December 21, 2023 COURT OF FIRST INSTANCE - ORDERS
Claim No. CFI 005/2021
DUBAI INTERNATIONAL FINANCIAL CENTRE COURTS
IN THE COURT OF FIRST INSTANCE
BETWEEN
(1) ANOOP KUMAR LAL
(2) PAUL PATRICK HENNESSY
Claimants/Appellants
and
DONNA BENTON
Defendant/Respondent
ORDER WITH REASONS OF JUSTICE LORD ANGUS GLENNIE
UPON the Part 8 Claim Form dated 14 January 2021 (the “Claim”)
AND UPON the Judgment of Justice Lord Angus Glennie dated 22 September 2023 (the “Judgment”)
AND UPON the Claimants’ Appeal Notice dated 13 October 2023 seeking permission to appeal against the Judgment (the “Permission Application” or “Claimants’/ Appellants’ Application”)
AND UPON reviewing all relevant material added on to the Court file
AND UPON reviewing the Rules of the DIFC Courts (the “RDC”)
IT IS HEREBY ORDERED THAT:
1. The Permission Application is refused.
2. The Claimants/ Appellants must pay the Respondent her costs of the Permission Application to be assessed by the Registrar on the standard basis if not agreed.
Issued by:
Delvin Sumo
Assistant Registrar
Date of issue: 21 December 2023
At: 12pm
SCHEDULE OF REASONS
1. The Grounds of Appeal filed by the Claimants/ Appellants run to some 18 pages and articulate 21 separate grounds. I have read them carefully and have also read the analysis of those grounds and the response to them set out in the Respondent’s submissions in opposition.
2. Although the Grounds of Appeal raise some legal issues, the case ultimately turned on my assessment of the evidence and my findings of fact. It is impossible to envisage a different result without overturning my fact findings. The Respondent’s submissions in opposition to the Permission Application – with which I agree – make it clear how many of the Grounds of Appeal are appeals on questions of fact.

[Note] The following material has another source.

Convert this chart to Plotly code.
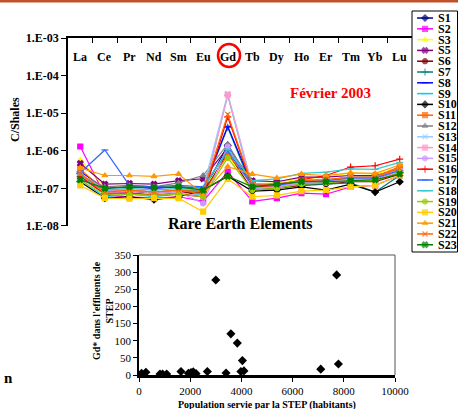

3. It is well established that a party appealing against a judgment on the basis that the judge erred in his findings of fact has to show not simply that the judge could or even should have reached a different decision but that the finding in question was “plainly” or “clearly wrong” or, to put it another way, “outside the bounds within which reasonable disagreement is possible”: see e.g. Al Khorafi & Ors v Bank Sarasin-Alpen (ME) Ltd [2015] DIFC CA 003, McGraddie v McGraddie [2013] UKSC 58. Put another way, the Appellant would have to show “that the decision under appeal is one that no reasonable judge could have reached”: Henderson v Foxworth Investments Ltd [2014] UKSC 41 at para.62. This applies not only to findings of fact but also to inferences drawn from those established primary facts. The Grounds of Appeal do not address this test or seek to make good their challenge to particular findings of fact on this basis. There is, therefore, no proper basis for allowing an appeal on these grounds to proceed.
4. For the reasons set out by the Respondent in her submissions in opposition to the Permission Application, I do not consider that this threshold can be met.
5. I refuse the Permission Application for this reason.
6. I should just add two points.
7. First, much is made in the Grounds of Appeal about my delay in producing my Judgment in this case. It is suggested, I think, that I had forgotten parts of the evidence. I regret the delay, but the suggestion that I had forgotten parts of the evidence is incorrect. In any event, I also had the transcript of the evidence to hand, and I referred to it frequently in coming to my conclusions.
8. Second, the Grounds of Appeal contain complaints about case management decisions, in particular curtailing cross-examination and limiting the number of pages for final submissions after the close of the trial. The Respondent deals with these matters in her submissions, but I should add that no objection was raised, as far as I recall, to my limit on the number of pages for final submissions – much depends on the case, but I generally find it more useful to have submissions which are concise and to the point, and deal with the main issues, rather than lengthy documents which explore every conceivable point in minute detail and thereby risk detracting from the essential issues crucial to the resolution of the dispute. Nor was I aware of any serious disagreement about the principle of dividing time between counsel for examining and cross-examining witnesses. The real problem, which resulted in there being no crossexamination of Mr Miocevic, was the inability of counsel for the Claimants to stick to the agreed limits or to take note of the many reminders from the bench as to the consequence of overrunning in cross-examination of one witness and the inevitable knock-on effect as regards the lack of time to cross-examine the final witness.
9. The Permission Application is refused. The Claimants/ Appellants must pay the Respondent her costs of the Permission Application, to be assessed by the Registrar on the standard basis if not agreed.